“Estas son las ofrendas que deberán quemar en mi honor: diariamente y sin falta, dos corderos de un año que no tengan ningún defecto. Uno será sacrificado por la mañana y el otro al atardecer” (Números 28:3,4).
En el antiguo Israel, no había ningún momento en el cual algún animal no fuera sacrificado y su sangre derramada. ¿Cuál era el propósito de esa carnicería?
Hace un par de años, tras diez días de viaje, regresamos a casa y vimos a nuestro vecino trabajando en la valla que compartimos. Yo había hablado con una mujer “mayor” hacía semanas, y había deducido que era la abuela.
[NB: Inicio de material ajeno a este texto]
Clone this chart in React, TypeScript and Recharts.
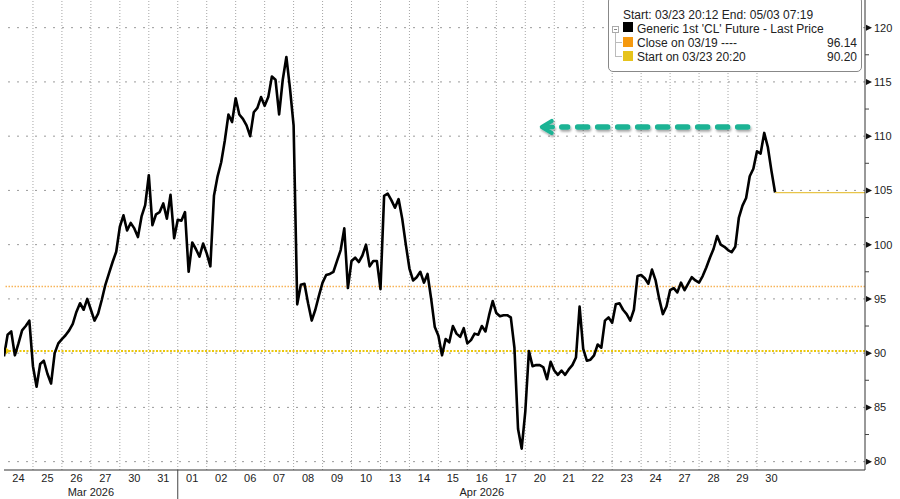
import React from 'react';
import { LineChart, Line, XAxis, YAxis, ReferenceLine, ReferenceDot } from 'recharts';

// ---- categories (trading days) ----
const dayLabels = ['24', '25', '26', '27', '30', '31', '01', '02', '06', '07', '08', '09', '10', '13', '14', '15', '16', '17', '20', '21', '22', '23', '24', '27', '28', '29', '30'];
const monthLabels = ['Mar 2026', 'Apr 2026'];
const monthStarts = [0, 6];
const monthEnds = [6, 27];

// ---- Generic 1st 'CL' Future - Last Price, 8 readings per trading day ----
const mar24 = [89.7, 91.7, 92.0, 89.8, 90.9, 92.1, 92.5, 93.0];
const mar25 = [88.8, 86.9, 89.0, 89.3, 88.1, 87.2, 90.0, 90.9];
const mar26 = [91.3, 91.65, 92.1, 92.7, 93.8, 94.6, 94.0, 95.0];
const mar27 = [94.0, 93.0, 93.65, 94.9, 96.3, 97.35, 98.4, 99.35];
const mar30 = [101.65, 102.7, 101.3, 102.0, 101.5, 100.7, 102.6, 103.65];
const mar31 = [106.4, 101.8, 102.8, 103.0, 103.8, 102.4, 104.6, 100.6];
const apr01 = [102.3, 102.2, 103.0, 97.5, 100.2, 99.6, 98.9, 100.1];
const apr02 = [99.2, 98.0, 104.5, 106.3, 107.6, 109.6, 112.0, 111.3];
const apr06 = [113.5, 112.0, 111.6, 111.0, 110.0, 112.2, 112.6, 113.6];
const apr07 = [112.8, 113.6, 115.5, 115.2, 112.0, 115.2, 117.3, 114.4];
const apr08 = [111.0, 94.5, 96.3, 96.4, 94.6, 93.0, 94.0, 95.3];
const apr09 = [96.5, 97.2, 97.3, 97.5, 98.5, 99.5, 101.5, 96.0];
const apr10 = [98.5, 98.8, 98.4, 99.0, 100.0, 98.0, 98.5, 98.5];
const apr13 = [95.9, 104.5, 104.7, 104.1, 103.4, 104.2, 102.4, 100.0];
const apr14 = [97.8, 96.7, 97.0, 97.5, 96.5, 97.3, 95.0, 92.4];
const apr15 = [91.6, 89.8, 91.3, 91.0, 92.5, 91.8, 91.5, 92.3];
const apr16 = [90.9, 91.2, 91.8, 91.7, 92.5, 92.0, 93.5, 94.8];
const apr17 = [93.7, 93.4, 93.5, 93.5, 93.3, 90.5, 83.0, 81.2];
const apr20 = [84.6, 90.2, 88.8, 88.9, 88.9, 88.7, 87.6, 89.2];
const apr21 = [88.4, 88.0, 88.4, 88.0, 88.5, 88.9, 89.6, 94.3];
const apr22 = [90.4, 89.3, 89.4, 89.8, 90.8, 90.5, 93.0, 93.3];
const apr23 = [92.8, 94.5, 94.6, 94.0, 93.6, 93.0, 94.0, 97.1];
const apr24 = [97.2, 96.9, 96.4, 97.7, 96.7, 95.0, 93.6, 94.3];
const apr27 = [95.8, 96.0, 95.6, 96.5, 95.8, 96.4, 97.0, 96.7];
const apr28 = [96.5, 97.1, 97.9, 98.8, 99.6, 100.8, 100.0, 99.8];
const apr29 = [99.5, 99.3, 99.8, 102.5, 103.6, 104.3, 106.3, 107.0];
const apr30 = [108.6, 108.4, 110.3, 109.0, 106.8, 104.8];

const dayPrices = [mar24, mar25, mar26, mar27, mar30, mar31, apr01, apr02, apr06, apr07, apr08, apr09, apr10, apr13, apr14, apr15, apr16, apr17, apr20, apr21, apr22, apr23, apr24, apr27, apr28, apr29, apr30];
const READINGS_PER_DAY = 8;

// ---- reference levels ----
const closeOn0319 = 96.14;
const startOn0323 = 90.2;

// ---- y axis ticks ----
const yMajorTicks = [80, 85, 90, 95, 100, 105, 110, 115, 120];
const yMinorTicks = [82.5, 87.5, 92.5, 97.5, 102.5, 107.5, 112.5, 117.5];

// ---- annotation arrow (teal, pointing back to the left) ----
const arrowLevel = 110.85;
const arrowFromDay = 25.85;
const arrowToDay = 18.5;

const X_DOMAIN: [number, number] = [0, 29.73];
const Y_DOMAIN: [number, number] = [79.23, 122.55];

const data = dayPrices.flatMap((vals, k) =>
  vals.map((v, i) => ({ t: k + i / READINGS_PER_DAY, price: v }))
);
const lastPoint = data[data.length - 1];

const dayCenters = dayLabels.map((_, k) => k + 0.5);
const monthCenters = monthStarts.map((s, m) => (s + monthEnds[m]) / 2);
const dayBoundaries = dayLabels.slice(1).map((_, k) => k + 1);
const xTicks = Array.from(new Set([...dayCenters, ...monthCenters, ...monthStarts.slice(1)])).sort((a, b) => a - b);
const yTicks = [...yMajorTicks, ...yMinorTicks].sort((a, b) => a - b);

const FONT = '"Liberation Sans", Arial, sans-serif';

const XTick = (props: any) => {
  const { x, y, payload } = props;
  const v = payload.value;
  const k = dayCenters.indexOf(v);
  const m = monthCenters.indexOf(v);
  const s = monthStarts.indexOf(v);
  return (
    <g>
      {k >= 0 && (
        <text x={x} y={y + 12} textAnchor="middle" fontSize={11} fill="#222" fontFamily={FONT}>
          {dayLabels[k]}
        </text>
      )}
      {m >= 0 && (
        <text x={x} y={y + 26} textAnchor="middle" fontSize={11} fill="#222" fontFamily={FONT}>
          {monthLabels[m]}
        </text>
      )}
      {s > 0 && <line x1={x} x2={x} y1={y} y2={y + 30} stroke="#444" strokeWidth={1} />}
    </g>
  );
};

const YTick = (props: any) => {
  const { x, y, payload } = props;
  const v = payload.value;
  if (yMajorTicks.indexOf(v) >= 0) {
    return (
      <g>
        <polygon points={`${x + 1},${y - 3} ${x + 1},${y + 3} ${x + 7},${y}`} fill="#111" />
        <text x={x + 9} y={y} dy="0.35em" fontSize={11} fill="#222" fontFamily={FONT}>
          {v}
        </text>
      </g>
    );
  }
  return <line x1={x} x2={x + 4} y1={y} y2={y} stroke="#444" strokeWidth={1} />;
};

const StartMarker = (props: any) => {
  const { cx, cy } = props;
  return <polygon points={`${cx + 2},${cy - 3.5} ${cx + 2},${cy + 3.5} ${cx + 6},${cy}`} fill="#e8c60f" />;
};

const ArrowShape = (props: any) => {
  const { x1, y1, x2, y2 } = props;
  const left = Math.min(x1, x2);
  const right = Math.max(x1, x2);
  const y = (y1 + y2) / 2;
  const color = '#1ab394';
  return (
    <g>
      <defs>
        <filter id="arrowShadow" x="-10%" y="-100%" width="120%" height="300%">
          <feDropShadow dx="1" dy="2" stdDeviation="1.2" floodColor="#000" floodOpacity="0.35" />
        </filter>
      </defs>
      <g filter="url(#arrowShadow)">
        <line x1={right - 5} x2={left + 22} y1={y} y2={y} stroke={color} strokeWidth={5.5} strokeDasharray="10 10" strokeLinecap="round" />
        <polyline points={`${left + 12},${y - 6} ${left + 2},${y} ${left + 12},${y + 6}`} fill="none" stroke={color} strokeWidth={4} strokeLinecap="round" strokeLinejoin="round" />
        <line x1={left + 4} x2={left + 13} y1={y} y2={y} stroke={color} strokeWidth={4.5} strokeLinecap="round" />
      </g>
    </g>
  );
};

const Square = ({ color, top }: { color: string; top: number }) => (
  <div style={{ position: 'absolute', left: 14, top, width: 10, height: 10, background: color }} />
);

const Legend = () => (
  <div
    style={{
      position: 'absolute',
      left: 608,
      top: -4,
      width: 254,
      height: 76,
      border: '1px solid #888',
      borderRadius: 5,
      background: '#fff',
      boxSizing: 'border-box',
      fontSize: 12,
      lineHeight: '14px',
      color: '#222',
      fontFamily: FONT,
      whiteSpace: 'nowrap',
    }}
  >
    <div style={{ position: 'absolute', left: 14, top: 11 }}>Start: 03/23 20:12 End: 05/03 07:19</div>
    {/* tree */}
    <div style={{ position: 'absolute', left: 3, top: 29, width: 5, height: 5, border: '1px solid #aaa' }}>
      <div style={{ position: 'absolute', left: 1, top: 2, width: 3, height: 1, background: '#888' }} />
    </div>
    <div style={{ position: 'absolute', left: 6, top: 36, width: 1, height: 23, background: '#bbb' }} />
    <div style={{ position: 'absolute', left: 6, top: 45, width: 7, height: 1, background: '#bbb' }} />
    <div style={{ position: 'absolute', left: 6, top: 59, width: 7, height: 1, background: '#bbb' }} />
    <Square color="#000" top={25} />
    <div style={{ position: 'absolute', left: 28, top: 25 }}>Generic 1st 'CL' Future - Last Price</div>
    <Square color="#f5990f" top={40} />
    <div style={{ position: 'absolute', left: 28, top: 39 }}>Close on 03/19 ----</div>
    <div style={{ position: 'absolute', right: 4, top: 39 }}>{closeOn0319.toFixed(2)}</div>
    <Square color="#e6c31c" top={54} />
    <div style={{ position: 'absolute', left: 28, top: 53 }}>Start on 03/23 20:20</div>
    <div style={{ position: 'absolute', right: 4, top: 53 }}>{startOn0323.toFixed(2)}</div>
  </div>
);

export default function App() {
  return (
    <div style={{ position: 'absolute', left: 0, top: 0, width: 900, height: 499, background: '#fff', overflow: 'hidden' }}>
      <LineChart width={900} height={499} data={data} margin={{ top: 0, right: 0, bottom: 0, left: 4 }}>
        <XAxis
          dataKey="t"
          type="number"
          domain={X_DOMAIN}
          allowDataOverflow
          ticks={xTicks}
          interval={0}
          tick={<XTick />}
          tickLine={false}
          tickSize={0}
          tickMargin={0}
          height={29}
          axisLine={{ stroke: '#333' }}
        />
        <YAxis
          orientation="right"
          type="number"
          domain={Y_DOMAIN}
          allowDataOverflow
          ticks={yTicks}
          interval={0}
          tick={<YTick />}
          tickLine={false}
          tickSize={0}
          tickMargin={0}
          width={35}
          axisLine={{ stroke: '#333' }}
        />
        {yMajorTicks.map((v) => (
          <ReferenceLine key={'h' + v} y={v} stroke="#9a9a9a" strokeDasharray="2 7" strokeWidth={1} />
        ))}
        {dayBoundaries.map((k) => (
          <ReferenceLine key={'v' + k} x={k} stroke="#a5a5a5" strokeDasharray="1 2" strokeWidth={1} />
        ))}
        <ReferenceLine y={closeOn0319} stroke="#f8b458" strokeDasharray="1.5 1.5" strokeWidth={1.5} />
        <ReferenceLine y={startOn0323} stroke="#ebc70c" strokeDasharray="2 1.5" strokeWidth={2} />
        <ReferenceDot x={0} y={startOn0323} shape={<StartMarker />} />
        <Line type="linear" dataKey="price" stroke="#000" strokeWidth={2.6} strokeLinejoin="round" dot={false} isAnimationActive={false} />
        <ReferenceLine
          segment={[
            { x: lastPoint.t, y: lastPoint.price },
            { x: X_DOMAIN[1], y: lastPoint.price },
          ]}
          stroke="#e8c54a"
          strokeWidth={1.3}
        />
        <ReferenceLine
          segment={[
            { x: arrowToDay, y: arrowLevel },
            { x: arrowFromDay, y: arrowLevel },
          ]}
          shape={<ArrowShape />}
        />
      </LineChart>
      <Legend />
    </div>
  );
}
Aquella era mi oportunidad de conocer al resto de la familia y comencé a hablar con un hombre de mediana edad que aparentaba estar cuerdo. Mientras hablábamos, le pregunté por la anciana. Parecía desconcertado. Dijo que no estaba seguro de a quién me refería, así que insistí en que había hablado con una anciana muy simpática y me preguntaba si tenían familiares visitándolos. “No -respondió-, solo somos mi esposa y yo”.
Lamentablemente, no cerré la boca. Al parecer, esa parte de mi cerebro que conecta las neuromas para formular pensamientos coherentes no estaba funcionando. “Vi a una anciana aquí. Esto no tiene sentido”. Por aquel momento, mi esposa me estaba haciendo señas, pero ni me di cuenta. Entonces, la “anciana” salió al patio. Mi vecino dijo: “Hola, mi amor” y al mismo tiempo yo exclamé: “¡Ahí está!” Estreché su mano con fuerza, era la prueba de que yo no estaba loco y, triunfalmente, anuncié que nos habíamos visto antes.
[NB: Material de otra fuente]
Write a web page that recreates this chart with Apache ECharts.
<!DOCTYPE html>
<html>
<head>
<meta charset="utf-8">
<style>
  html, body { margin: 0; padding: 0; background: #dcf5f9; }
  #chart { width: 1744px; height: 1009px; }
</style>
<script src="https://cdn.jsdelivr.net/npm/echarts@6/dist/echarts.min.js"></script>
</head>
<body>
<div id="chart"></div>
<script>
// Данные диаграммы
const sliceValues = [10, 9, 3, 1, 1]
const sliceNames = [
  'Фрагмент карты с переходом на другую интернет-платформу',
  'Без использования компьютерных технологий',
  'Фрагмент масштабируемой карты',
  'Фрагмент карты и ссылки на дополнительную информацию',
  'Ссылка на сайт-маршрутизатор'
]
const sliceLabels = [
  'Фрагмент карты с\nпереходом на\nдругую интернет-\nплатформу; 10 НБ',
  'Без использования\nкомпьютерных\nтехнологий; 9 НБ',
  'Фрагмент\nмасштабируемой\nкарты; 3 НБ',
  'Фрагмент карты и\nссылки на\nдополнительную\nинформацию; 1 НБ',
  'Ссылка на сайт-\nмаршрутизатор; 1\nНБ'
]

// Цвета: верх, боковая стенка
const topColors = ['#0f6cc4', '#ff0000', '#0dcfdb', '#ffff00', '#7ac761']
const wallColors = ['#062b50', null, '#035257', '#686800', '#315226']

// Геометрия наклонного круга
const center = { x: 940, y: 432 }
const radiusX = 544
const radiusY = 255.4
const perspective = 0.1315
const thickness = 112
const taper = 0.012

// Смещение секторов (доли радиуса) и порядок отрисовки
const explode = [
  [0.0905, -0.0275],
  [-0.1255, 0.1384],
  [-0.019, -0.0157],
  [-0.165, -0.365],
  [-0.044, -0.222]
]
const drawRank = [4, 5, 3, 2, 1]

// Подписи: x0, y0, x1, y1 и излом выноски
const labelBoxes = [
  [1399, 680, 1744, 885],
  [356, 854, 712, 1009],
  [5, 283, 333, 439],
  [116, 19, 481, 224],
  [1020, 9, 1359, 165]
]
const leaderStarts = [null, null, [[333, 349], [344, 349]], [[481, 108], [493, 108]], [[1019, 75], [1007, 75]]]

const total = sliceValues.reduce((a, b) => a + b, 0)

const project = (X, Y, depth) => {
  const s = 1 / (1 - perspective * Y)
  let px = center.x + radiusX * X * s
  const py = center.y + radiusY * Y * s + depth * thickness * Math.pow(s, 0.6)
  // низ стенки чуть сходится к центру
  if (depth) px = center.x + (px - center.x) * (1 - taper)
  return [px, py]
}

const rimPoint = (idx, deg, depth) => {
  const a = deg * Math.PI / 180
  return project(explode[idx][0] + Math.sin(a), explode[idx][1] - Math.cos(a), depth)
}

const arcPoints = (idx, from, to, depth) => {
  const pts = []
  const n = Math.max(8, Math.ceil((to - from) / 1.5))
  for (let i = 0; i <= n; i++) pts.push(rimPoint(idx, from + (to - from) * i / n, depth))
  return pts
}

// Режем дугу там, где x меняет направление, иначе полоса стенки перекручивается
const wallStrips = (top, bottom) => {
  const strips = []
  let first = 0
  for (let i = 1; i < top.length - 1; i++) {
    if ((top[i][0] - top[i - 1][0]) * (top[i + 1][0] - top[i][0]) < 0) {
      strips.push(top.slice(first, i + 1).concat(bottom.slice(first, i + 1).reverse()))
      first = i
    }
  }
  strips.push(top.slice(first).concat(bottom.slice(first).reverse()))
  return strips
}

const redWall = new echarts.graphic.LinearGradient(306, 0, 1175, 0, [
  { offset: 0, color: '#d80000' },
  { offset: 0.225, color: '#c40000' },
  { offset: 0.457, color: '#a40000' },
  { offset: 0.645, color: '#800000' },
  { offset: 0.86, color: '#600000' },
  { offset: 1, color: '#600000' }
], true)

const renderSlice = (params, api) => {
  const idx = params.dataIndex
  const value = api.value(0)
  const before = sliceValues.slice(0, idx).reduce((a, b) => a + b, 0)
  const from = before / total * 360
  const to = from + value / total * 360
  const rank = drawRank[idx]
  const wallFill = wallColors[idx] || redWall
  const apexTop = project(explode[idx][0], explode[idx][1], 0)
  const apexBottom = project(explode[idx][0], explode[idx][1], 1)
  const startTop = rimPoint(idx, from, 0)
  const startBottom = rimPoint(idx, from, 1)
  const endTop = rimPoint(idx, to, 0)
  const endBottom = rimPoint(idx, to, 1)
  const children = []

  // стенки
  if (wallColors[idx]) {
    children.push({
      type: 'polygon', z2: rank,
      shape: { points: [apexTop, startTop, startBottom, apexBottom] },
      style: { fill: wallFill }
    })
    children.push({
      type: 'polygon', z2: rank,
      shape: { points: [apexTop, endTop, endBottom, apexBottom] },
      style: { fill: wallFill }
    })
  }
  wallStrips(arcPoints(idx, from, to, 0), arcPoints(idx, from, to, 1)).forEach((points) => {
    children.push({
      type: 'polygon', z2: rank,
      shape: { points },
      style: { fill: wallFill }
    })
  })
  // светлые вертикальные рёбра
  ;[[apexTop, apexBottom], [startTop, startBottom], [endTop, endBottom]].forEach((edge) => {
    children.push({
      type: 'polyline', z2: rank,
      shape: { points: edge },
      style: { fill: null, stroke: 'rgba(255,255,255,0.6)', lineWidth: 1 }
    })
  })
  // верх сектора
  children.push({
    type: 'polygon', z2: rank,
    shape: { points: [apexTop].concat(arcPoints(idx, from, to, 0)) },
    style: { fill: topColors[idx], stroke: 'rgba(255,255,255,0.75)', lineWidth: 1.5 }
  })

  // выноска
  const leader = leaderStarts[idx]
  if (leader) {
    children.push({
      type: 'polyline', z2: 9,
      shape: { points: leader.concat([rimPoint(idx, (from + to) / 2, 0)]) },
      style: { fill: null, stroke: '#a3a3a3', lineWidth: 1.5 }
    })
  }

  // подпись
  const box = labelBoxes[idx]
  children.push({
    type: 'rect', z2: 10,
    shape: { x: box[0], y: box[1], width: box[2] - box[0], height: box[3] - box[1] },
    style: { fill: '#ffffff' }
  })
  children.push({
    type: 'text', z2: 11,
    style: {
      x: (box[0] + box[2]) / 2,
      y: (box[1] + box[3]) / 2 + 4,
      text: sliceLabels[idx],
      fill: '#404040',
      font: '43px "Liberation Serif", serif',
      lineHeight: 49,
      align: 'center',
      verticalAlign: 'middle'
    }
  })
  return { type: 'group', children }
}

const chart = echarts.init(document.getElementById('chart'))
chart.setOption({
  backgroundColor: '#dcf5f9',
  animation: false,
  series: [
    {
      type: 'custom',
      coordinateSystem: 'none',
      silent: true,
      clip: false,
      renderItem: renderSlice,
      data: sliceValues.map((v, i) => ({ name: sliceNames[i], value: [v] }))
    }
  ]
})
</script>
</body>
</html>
Afortunadamente, ya sea porque lo ha olvidado, porque no se dio cuenta, o porque es extremadamente cortés, mi vecino y yo nos llevamos muy bien.
A veces, cometemos errores, Incluso pecamos, y no nos damos ni cuenta (lee Lev. 4). Necesitamos estar bajo la protección que la muerte de Jesús nos ofrece, hasta que tengamos la oportunidad de confesar nuestros pecados y hacer las cosas bien.
La razón de todos los sacrificios que se hacían cada día, semana, mes y año (ver Lev. 16) era la de otorgar perdón hasta que tuvieran la oportunidad de darse cuenta de lo que estaba sucediendo. Jesús nos protege a nosotros del mismo modo. Nosotros también tenemos que arrepentirnos cuando nos damos cuenta de que hemos cometido un error, y él nos ofrece protección a través de su sangre.